LeetCode Problem 1830

Difficulty: 🔴 Hard
Topics: Hash Table, Math, String, Combinatorics, Counting

Solution

Problem Understanding

The operation described in the problem is exactly the process of generating the previous lexicographical permutation of a string. Starting from the current string, each operation transforms it into the lexicographically largest string that is still smaller than the current one.

The goal is to determine how many such operations are required before the string becomes fully sorted in ascending order. Another way to think about this is:

  • Every operation moves the string one step backward in lexicographical order.
  • The sorted string is the smallest permutation possible.
  • Therefore, the answer is the number of distinct permutations that are lexicographically smaller than the given string.

This observation completely changes the problem. Instead of simulating operations one by one, which would be extremely slow, we can compute the lexicographical rank of the string among all distinct permutations.

The input is a lowercase English string s with length up to 3000. This is a very important constraint. Since 3000! is astronomically large, we must work modulo 10^9 + 7, and we need an algorithm much faster than factorial-time permutation generation.

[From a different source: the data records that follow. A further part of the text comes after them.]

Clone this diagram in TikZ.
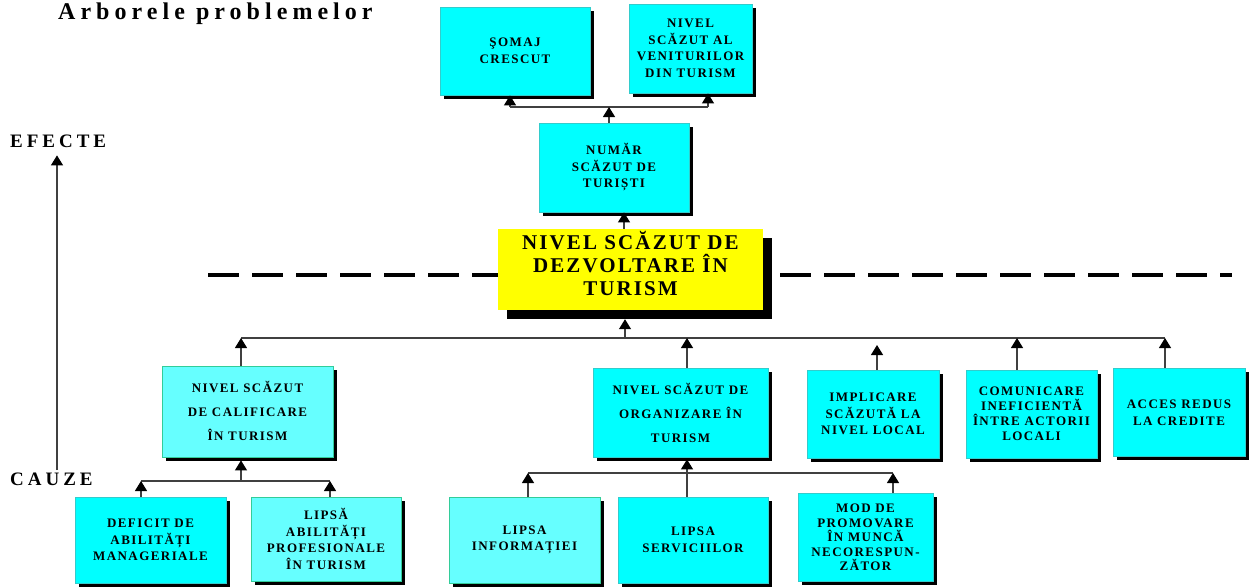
\documentclass[tikz,border=0pt]{standalone}
\usepackage{fontspec}
\setmainfont{Liberation Serif}
\newfontfamily\boxfont[LetterSpace=11]{Liberation Serif}
\newfontfamily\bigfont[LetterSpace=10]{Liberation Serif}
\newfontfamily\ttlfont[LetterSpace=21]{Liberation Serif}
\usetikzlibrary{arrows.meta,shadows}
\definecolor{cyanA}{HTML}{00FFFF}
\definecolor{cyanB}{HTML}{66FFFF}
\definecolor{edgeA}{HTML}{33CCCC}
\definecolor{edgeB}{HTML}{33CC99}
\definecolor{yel}{HTML}{FFFF00}
\begin{document}
\begin{tikzpicture}[x=1pt,y=-1pt,
  box/.style={rectangle, draw=edgeA, fill=cyanA, line width=0.8pt, align=center, inner sep=0pt,
    general shadow={fill=black, shadow xshift=4pt, shadow yshift=-4pt},
    font=\boxfont\bfseries\fontsize{13}{16.5}\selectfont},
  lbox/.style={box, draw=edgeB, fill=cyanB},
  wh/.style 2 args={minimum width=#1pt, minimum height=#2pt},
  ybox/.style={rectangle, fill=yel, draw=none, align=center, inner sep=0pt,
    general shadow={fill=black, shadow xshift=9pt, shadow yshift=-9pt},
    font=\bigfont\bfseries\fontsize{21}{23}\selectfont},
  lbl/.style={inner sep=0pt, anchor=base west},
  ln/.style={draw=black!75, line width=1.2pt},
  arr/.style={ln, -{Triangle[width=12pt,length=10pt,color=black]}}
]
\useasboundingbox (0,0) rectangle (1252,587);

% dashed separator
\draw[line width=4pt, dash pattern=on 31pt off 13pt] (208,275) -- (1232,275);

% labels
\node[lbl, font=\ttlfont\bfseries\fontsize{24}{27}\selectfont] (title) at (58,19.5) {Arborele problemelor};
\node[lbl, font=\ttlfont\bfseries\fontsize{19}{20}\selectfont] (efecte) at (10,147) {EFECTE};
\node[lbl, font=\ttlfont\bfseries\fontsize{19}{20}\selectfont] (cauze) at (10,485) {CAUZE};

% effects
\node[box, wh={150}{88}] (somaj) at (515,51) {ŞOMAJ\\CRESCUT};
\node[box, wh={123}{89}] (venit) at (690.5,48.5) {NIVEL\\SCĂZUT AL\\VENITURILOR\\DIN TURISM};
\node[box, wh={150}{89}] (numar) at (614,167.5) {NUMĂR\\SCĂZUT DE\\TURIȘTI};

% core problem
\node[ybox, minimum width=265pt, minimum height=81pt] (yellow) at (630.5,269.5) {NIVEL SCĂZUT DE\\DEZVOLTARE ÎN\\TURISM\\[-10pt]\mbox{}};

% causes level 1
\node[lbox, wh={171}{91}, font=\boxfont\bfseries\fontsize{13}{24}\selectfont] (calif) at (247.5,411.5) {\mbox{}\\[-14pt]NIVEL SCĂZUT\\DE CALIFICARE\\ÎN TURISM};
\node[box, wh={175}{89}, font=\boxfont\bfseries\fontsize{13}{24}\selectfont] (organiz) at (680.5,412.5) {NIVEL SCĂZUT DE\\ORGANIZARE ÎN\\TURISM};
\node[box, wh={132}{88}] (implic) at (873,414) {IMPLICARE\\SCĂZUTĂ LA\\NIVEL LOCAL};
\node[box, wh={131}{88}, font=\boxfont\bfseries\fontsize{13}{15}\selectfont] (comun) at (1031.5,414) {COMUNICARE\\INEFICIENTĂ\\ÎNTRE ACTORII\\LOCALI};
\node[box, wh={132}{88}, font=\boxfont\bfseries\fontsize{13}{17}\selectfont] (acces) at (1179,412) {\mbox{}\\[-7pt]ACCES REDUS\\LA CREDITE};

% causes level 2
\node[box, wh={151}{86}] (deficit) at (150.5,540) {DEFICIT DE\\ABILITĂȚI\\MANAGERIALE};
\node[lbox, wh={150}{84}] (lipsaab) at (326,539) {LIPSĂ\\ABILITĂȚI\\PROFESIONALE\\ÎN TURISM};
\node[lbox, wh={151}{86}] (info) at (524.5,540) {LIPSA\\INFORMAȚIEI};
\node[box, wh={150}{86}] (serv) at (693,540) {LIPSA\\SERVICIILOR};
\node[box, wh={135}{88}, font=\boxfont\bfseries\fontsize{13}{14.5}\selectfont] (mod) at (865.5,537) {\mbox{}\\[-4.5pt]MOD DE\\PROMOVARE\\ÎN MUNCĂ\\NECORESPUN-\\ZĂTOR};

% junction coordinates
\coordinate (t0) at (609,107);
\coordinate (t1) at (510,107);
\coordinate (t2) at (708,107);
\coordinate (y1) at (624,0);
\coordinate (m0) at (625,338);
\coordinate (m1) at (241,338);
\coordinate (m2) at (687,338);
\coordinate (m3) at (877,345);
\coordinate (m4) at (1017,338);
\coordinate (m5) at (1165,338);
\coordinate (c0) at (241,481);
\coordinate (c1) at (141,481);
\coordinate (c2) at (330,481);
\coordinate (o0) at (687,0);
\coordinate (o1) at (528,473);
\coordinate (o2) at (893,473);
\coordinate (ax) at (57,0);

% effects connectors
\draw[ln] (t1) -- (t2);
\draw[arr] (numar.north -| t0) -- (t0);
\draw[arr] (t1) -- (somaj.south -| t1);
\draw[arr] (t2) -- (venit.south -| t2);
\draw[arr] (yellow.north -| y1) -- (numar.south -| y1);

% causes level 1 connectors
\draw[ln] (m1) -- (m5);
\draw[arr, shorten >=9pt] (m0) -- (yellow.south -| m0);
\draw[arr] (calif.north -| m1) -- (m1);
\draw[arr] (organiz.north -| m2) -- (m2);
\draw[arr] (implic.north -| m3) -- (m3);
\draw[arr] (comun.north -| m4) -- (m4);
\draw[arr] (acces.north -| m5) -- (m5);

% causes level 2 connectors
\draw[ln] (c1) -- (c2);
\draw[arr, shorten >=3pt] (c0) -- (calif.south -| c0);
\draw[arr] (deficit.north -| c1) -- (c1);
\draw[arr] (lipsaab.north -| c2) -- (c2);
\draw[ln] (o1) -- (o2);
\draw[arr] (info.north -| o1) -- (o1);
\draw[arr] (mod.north -| o2) -- (o2);
\draw[arr, shorten >=2pt] (serv.north -| o0) -- (organiz.south -| o0);

% axis arrow
\draw[arr, shorten <=2pt, shorten >=8pt] (cauze.north -| ax) -- (efecte.south -| ax);
\end{tikzpicture}
\end{document}
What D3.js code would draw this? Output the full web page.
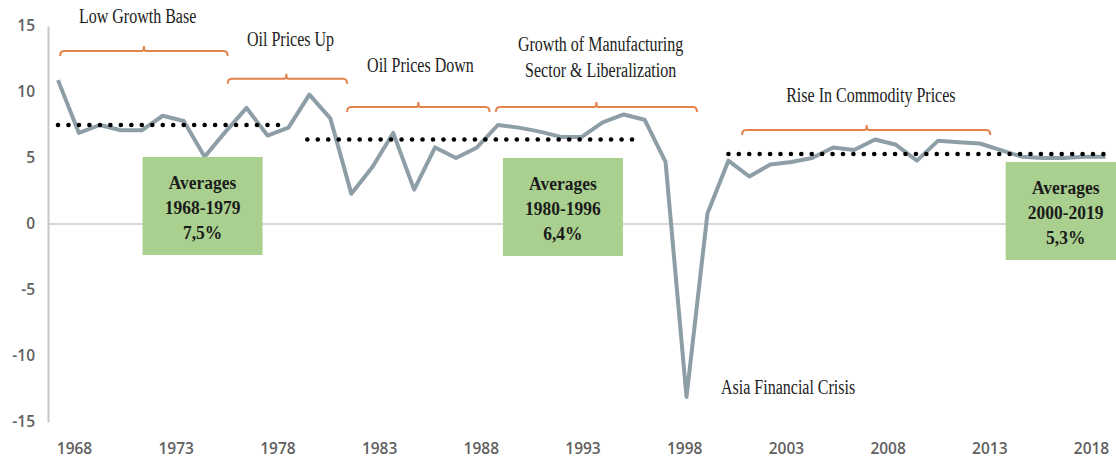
<!DOCTYPE html>
<html lang="en">
<head>
<meta charset="UTF-8">
<title>GDP growth 1968-2018</title>
<style>
  * { margin: 0; padding: 0; box-sizing: border-box; }
  body { background: #fff; width: 1116px; height: 458px; overflow: hidden; }
  svg { display: block; }
  .tick text { font-family: 'Open Sans', sans-serif; font-size: 15.5px; font-weight: 600; fill: #5f5f5f; }
  .note { font-family: 'Liberation Serif', serif; font-size: 20px; fill: #222; }
  .box text { font-family: 'Liberation Serif', serif; font-size: 19px; font-weight: 700; fill: #1b1b1b; }
</style>
</head>
<body>
<svg width="1116" height="458"></svg>
<script src="https://d3js.org/d3.v7.min.js"></script>
<script>
// Annual growth, %
const years = d3.range(1968, 2019);
const growth = [
  10.9, 6.9, 7.5, 7.1, 7.1, 8.2, 7.8, 5.1, 7.0, 8.8,
  6.7, 7.3, 9.8, 8.0, 2.3, 4.3, 6.9, 2.6, 5.8, 5.0,
  5.8, 7.5, 7.3, 7.0, 6.6, 6.6, 7.7, 8.3, 7.9, 4.7,
  -13.1, 0.8, 4.8, 3.6, 4.5, 4.7, 5.0, 5.8, 5.6, 6.4,
  6.0, 4.8, 6.3, 6.2, 6.1, 5.6, 5.1, 5.0, 5.0, 5.1,
  5.1
];
const tickYears = [1968, 1973, 1978, 1983, 1988, 1993, 1998, 2003, 2008, 2013, 2018];
const tickValues = [-15, -10, -5, 0, 5, 10, 15];

// Period averages: [from, to, value]
const averages = [
  [1968, 1978.5, 7.5],
  [1979.9, 1995.4, 6.4],
  [2000, 2017.9, 5.3]
];
const avgBoxes = [
  { lines: ["Averages", "1968-1979", "7,5%"], year: 1974.9, top: 5.08 },
  { lines: ["Averages", "1980-1996", "6,4%"], year: 1992.1, top: 5.0 },
  { lines: ["Averages", "2000-2019", "5,3%"], year: 2016.1, top: 4.7 }
];

// Period brackets: [from, to, middle, level]
const brackets = [
  [1968.1, 1976.1, 1972.1, 13.1],
  [1976.1, 1981.8, 1978.9, 11.0],
  [1981.8, 1988.6, 1985.2, 8.86],
  [1988.9, 1998.5, 1993.7, 8.86],
  [2000.65, 2012.5, 2006.6, 7.12]
];
const notes = [
  ["Low Growth Base", 1971.8, 15.2],
  ["Oil Prices Up", 1979.1, 13.5],
  ["Oil Prices Down", 1985.3, 11.5],
  ["Growth of Manufacturing", 1993.9, 13.1],
  ["Sector & Liberalization", 1993.9, 11.1],
  ["Rise In Commodity Prices", 2006.8, 9.24],
  ["Asia Financial Crisis", 2002.85, -12.9]
];

const svg = d3.select('svg');
const x = d3.scaleLinear().domain([1968, 2018]).range([58, 1105.5]);
const xLab = d3.scaleLinear().domain([1968, 2018]).range([74, 1091]);
const y = d3.scaleLinear().domain([-15, 15]).range([422, 26]);
const axisX = 48;

// zero line
svg.append('line')
  .attr('x1', axisX).attr('x2', 1116)
  .attr('y1', y(0)).attr('y2', y(0))
  .attr('stroke', '#d9d9d9').attr('stroke-width', 2);

// y axis
const gy = svg.append('g').attr('transform', `translate(${axisX},0)`)
  .call(d3.axisLeft(y).tickValues(tickValues).tickSize(0).tickPadding(13).tickFormat(d => String(d)));
gy.select('.domain').attr('stroke', '#c8c8c8').attr('stroke-width', 2);

// x labels
const gx = svg.append('g').attr('transform', 'translate(0,448)')
  .call(d3.axisBottom(xLab).tickValues(tickYears).tickSize(0).tickFormat(d => String(d)));
gx.select('.domain').remove();
gx.selectAll('text').attr('y', 0).attr('dy', '0.36em');

// series line
svg.append('path')
  .datum(years.map((yr, i) => [yr, growth[i]]))
  .attr('fill', 'none')
  .attr('stroke', '#8e9ea7')
  .attr('stroke-width', 4)
  .attr('stroke-linejoin', 'round')
  .attr('d', d3.line().x(d => x(d[0])).y(d => y(d[1])));

// dotted average lines
averages.forEach(([a, b, v]) => {
  const x0 = x(a), x1 = x(b);
  const n = Math.round((x1 - x0) / 10.4);
  svg.append('g').selectAll('circle')
    .data(d3.range(n + 1)).enter().append('circle')
    .attr('cx', i => x0 + (x1 - x0) * i / n)
    .attr('cy', y(v))
    .attr('r', 2.3)
    .attr('fill', '#000');
});

// brackets
svg.append('g').selectAll('path')
  .data(brackets).enter().append('path')
  .attr('fill', 'none')
  .attr('stroke', '#e5814a')
  .attr('stroke-width', 2)
  .attr('d', ([a, b, m, v]) => {
    const x0 = x(a), x1 = x(b), xm = x(m), yy = y(v);
    return `M${x0},${yy + 5} Q${x0},${yy} ${x0 + 4},${yy} L${xm - 2},${yy} Q${xm},${yy} ${xm},${yy - 5} `
      + `Q${xm},${yy} ${xm + 2},${yy} L${x1 - 4},${yy} Q${x1},${yy} ${x1},${yy + 5}`;
  });

// text notes (condensed serif)
notes.forEach(([t, yr, v]) => {
  svg.append('g').attr('transform', `translate(${x(yr)},${y(v)})`)
    .append('text').attr('class', 'note')
    .attr('text-anchor', 'middle')
    .attr('transform', 'scale(0.8,1)')
    .text(t);
});

// average boxes
const box = svg.selectAll('g.box')
  .data(avgBoxes).enter().append('g').attr('class', 'box')
  .attr('transform', d => `translate(${x(d.year)},${y(d.top)})`);
box.append('rect')
  .attr('x', -60).attr('y', 0)
  .attr('width', 120).attr('height', 98)
  .attr('fill', '#a9d08e');
box.selectAll('text')
  .data(d => d.lines).enter().append('text')
  .attr('text-anchor', 'middle')
  .attr('transform', (d, i) => `translate(0,${32 + i * 25}) scale(0.92,1)`)
  .text(d => d);
</script>
</body>
</html>
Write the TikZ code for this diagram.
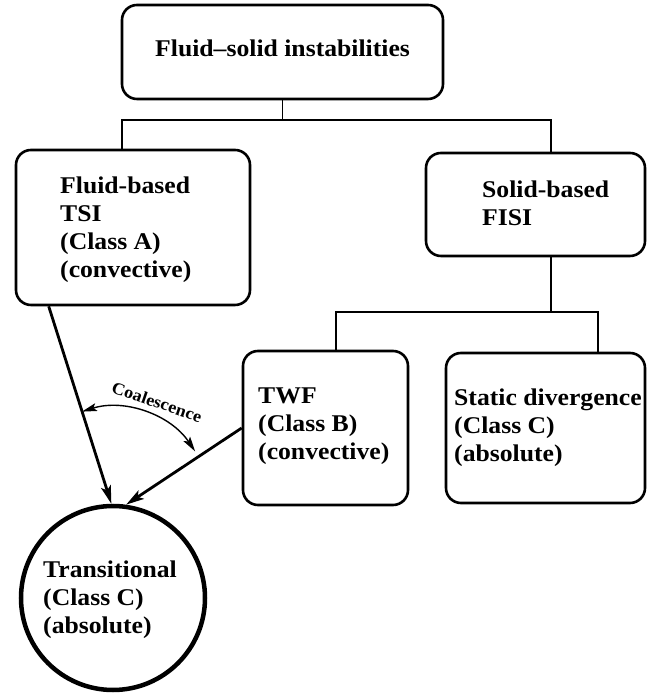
\documentclass[tikz,border=0pt]{standalone}
\usepackage{fontspec}
\setmainfont{Liberation Serif}[FakeStretch=1.07]
\usetikzlibrary{arrows.meta,calc}
\begin{document}
\begin{tikzpicture}[x=1pt,y=1pt,
  box/.style={draw, line width=2.6pt, rounded corners=15pt, inner sep=0pt},
  lbl/.style={font=\bfseries\fontsize{24}{28}\selectfont, align=left, inner sep=0pt, anchor=north west},
  conn/.style={line width=1.5pt},
  bigarrow/.style={line width=2.8pt, -{Stealth[length=18pt,width=10pt,inset=4pt]}},
  coal/.style={line width=1.4pt, {Stealth[length=15pt,width=8pt,inset=3pt]}-{Stealth[length=15pt,width=8pt,inset=3pt]}}]
\useasboundingbox (0,0) rectangle (647,695);
% boxes
\node[box, minimum width=321pt, minimum height=94pt] (top) at (282.5,643) {};
\node[box, minimum width=234pt, minimum height=155pt] (lbox) at (133,467.5) {};
\node[box, minimum width=219pt, minimum height=103pt] (rbox) at (535.5,490.5) {};
\node[box, minimum width=165pt, minimum height=154pt] (twf) at (325.5,267) {};
\node[box, minimum width=199pt, minimum height=150pt] (stat) at (545.5,267) {};
\node[draw, circle, line width=4.5pt, minimum size=184pt, inner sep=0pt] (circ) at (113,97) {};
% texts
\node[lbl] (toptxt) at (155,655) {Fluid–solid instabilities};
\node[lbl] (ltxt) at (60,518) {Fluid-based\\TSI\\(Class A)\\(convective)};
\node[lbl] (rtxt) at (482,514) {Solid-based\\FISI};
\node[lbl] (twftxt) at (258,307) {TWF\\(Class B)\\(convective)};
\node[lbl] (stattxt) at (454,306) {Static divergence\\(Class C)\\(absolute)};
\node[lbl] (circtxt) at (43,134) {Transitional\\(Class C)\\(absolute)};
% tree connectors
\coordinate (ja) at (122,575);
\coordinate (jb) at (551,575);
\coordinate (jc) at (336,383);
\coordinate (jd) at (598,383);
\draw[conn] (top.south) -- (top.south |- ja);
\draw[conn] (lbox.north -| ja) -- (ja) -- (jb) -- (rbox.north -| jb);
\draw[conn] (rbox.south -| jb) -- (jb |- jc);
\draw[conn] (twf.north -| jc) -- (jc) -- (jd) -- (stat.north -| jd);
% arrows
\draw[bigarrow] ($(lbox.south west)+(34,0)$) -- (circ.91);
\draw[bigarrow] (twf.west) -- (circ.82);
\coordinate (cen) at (112,188);
\draw[coal] ($(cen)+(107.5:100)$) arc[start angle=107.5, end angle=33.8, radius=100];
\node[font=\bfseries\fontsize{17}{17}\selectfont, rotate=-19, inner sep=0pt] (coaltxt) at (157,293) {Coalescence};
\end{tikzpicture}
\end{document}
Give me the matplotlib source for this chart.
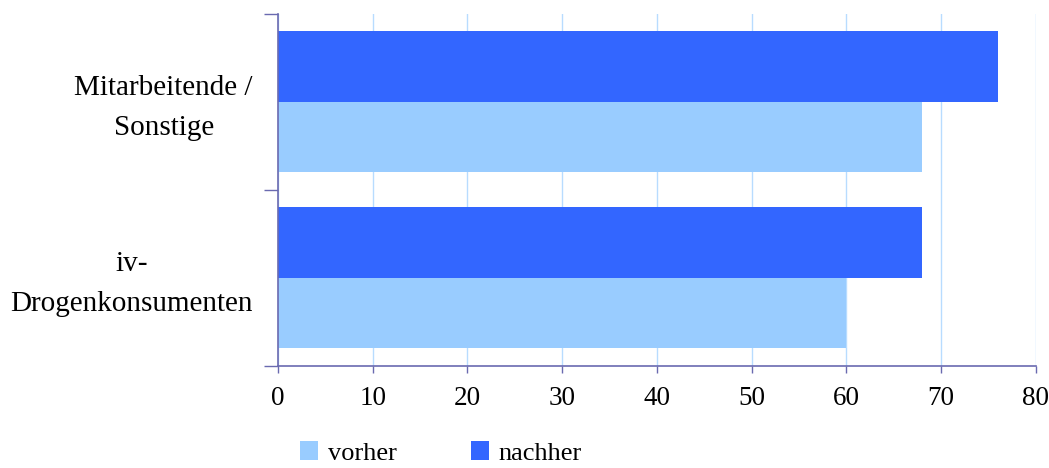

An additional complication is that characters may repeat. Duplicate letters reduce the number of distinct permutations. For example:

  • "abc" has 3! = 6 distinct permutations.
  • "aab" has 3! / 2! = 3 distinct permutations because the two 'a' characters are indistinguishable.

This means we must use combinatorics with duplicate handling.

Several edge cases are important:

  • A string that is already sorted, such as "abc", should return 0.
  • A string with all identical characters, such as "aaaa", also returns 0.
  • Strings with many duplicates require careful factorial division handling.
  • Large strings require modular arithmetic and efficient combinatorial computation.

Approaches

Brute Force Approach

A direct approach would simulate the operation exactly as described:

  1. Find the next previous lexicographical permutation.
  2. Count one operation.
  3. Repeat until the string becomes sorted.

This works because each operation deterministically moves to the immediately smaller permutation.

However, this is completely impractical for large inputs. The number of distinct permutations can be enormous. For a string of length 3000, even iterating through all permutations is impossible.

Additionally, generating each previous permutation costs at least O(n), making the total runtime exponential in practice.

Optimal Approach

The key insight is that the operation sequence exactly matches lexicographical ordering.

Instead of simulating permutations, we compute:

How many distinct permutations are lexicographically smaller than the current string?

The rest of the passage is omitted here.